The interesting parts of Wilson's answer that we don't know more about yet are the "social interactions and competition" bit. Invoking the Sims Online name really makes us wonder if EA and Maxis are shooting for a true new MMO Sims game. That seems so unlikely, but there's no doubt that the next Sims game will feature some kind of online play.
Will Sims 5 support mods and custom content?
While we don't know the answer for sure, the Sims series has a long history of user created content across its games.

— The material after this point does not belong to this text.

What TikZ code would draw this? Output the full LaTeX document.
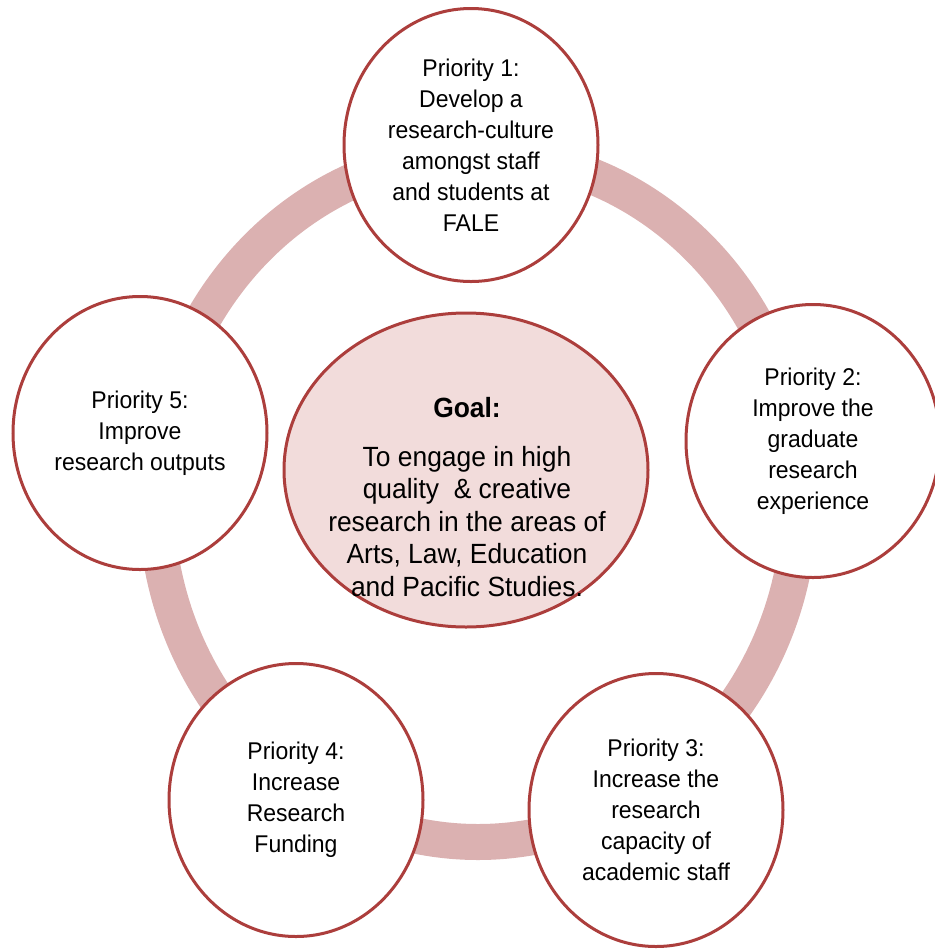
\documentclass[tikz,border=0pt]{standalone}
\usepackage{fontspec}
\setmainfont[FakeStretch=0.95]{Liberation Sans}
\usepackage{tikz}
\usetikzlibrary{positioning, shapes.geometric}

\definecolor{ringred}{RGB}{219,177,177}
\definecolor{edgered}{RGB}{172,62,60}
\definecolor{goalpink}{RGB}{242,220,219}

\tikzset{
  prio/.style={ellipse, draw=edgered, line width=1.5pt, fill=white,
    minimum width=127pt, minimum height=136.5pt, inner sep=0pt,
    align=center, font=\fontsize{12.1}{15.5}\selectfont},
  goalshape/.style={ellipse, draw=edgered, line width=1.5pt, fill=goalpink,
    minimum width=182pt, minimum height=157pt, inner sep=0pt}
}

\begin{document}
\begin{tikzpicture}[x=0.5pt, y=-0.5pt]
\useasboundingbox (0,0) rectangle (935,949);
% ring behind everything
\coordinate (mid) at (478,498);
\draw[ringred, line width=18pt] (mid) ellipse [x radius=161pt, y radius=172pt];
% goal in the middle
\node[goalshape] (goal) at (466,470) {};
\node[align=center, font=\fontsize{13.9}{16.3}\selectfont] (goaltext) at (467,497)
  {\textbf{Goal:}\\[8pt]To engage in high\\quality\ \ \& creative\\research in the areas of\\Arts, Law, Education\\and Pacific Studies.};
% five priorities
\node[prio] (p1) at (471,145) {Priority 1:\\Develop a\\research-culture\\amongst staff\\and students at\\FALE};
\node[prio] (p2) at (813,441) {Priority 2:\\Improve the\\graduate\\research\\experience};
\node[prio] (p3) at (656,810) {Priority 3:\\Increase the\\research\\capacity of\\academic staff};
\node[prio] (p4) at (296,800) {Priority 4:\\Increase\\Research\\Funding};
\node[prio] (p5) at (140,433) {Priority 5:\\Improve\\research outputs};
\end{tikzpicture}
\end{document}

To this day Sims 4 mods continue to be massively popular, to the point where The Sims 4 is getting official mod support with a CurseForge hub—and it's difficult to imagine that Maxis wouldn't be taking the same approach with Sims 5 and opening the doors wide for custom content. But as far as what form this will take, or if it will come with the initial release of Sims 5 or further down the line, the question is still up in the air for the moment.
Are there any Sims 5 leaks in the wild?
The Sims 5 might be years off, but there are already some holes in this particular bucket. The first credible Sims 5 leaks appeared in November of 2022 in a Reddit thread from a now-deleted account (opens in new tab), which shared some monitor photos taken of early Sims 5 playtest gameplay. You can find those photos reposted on Twitter (opens in new tab) and elsewhere.
While any supposed leaks should be taken with a grain of salt, the interface in these images matches up with what's shown in the Sims 5 reveal, which is a point in favor of their legitimacy. They also feature our first look at the next game's neighborhood view, indications that apartments will be a base-game feature, and some glimpses of the feature ecosystem around player-designed furniture.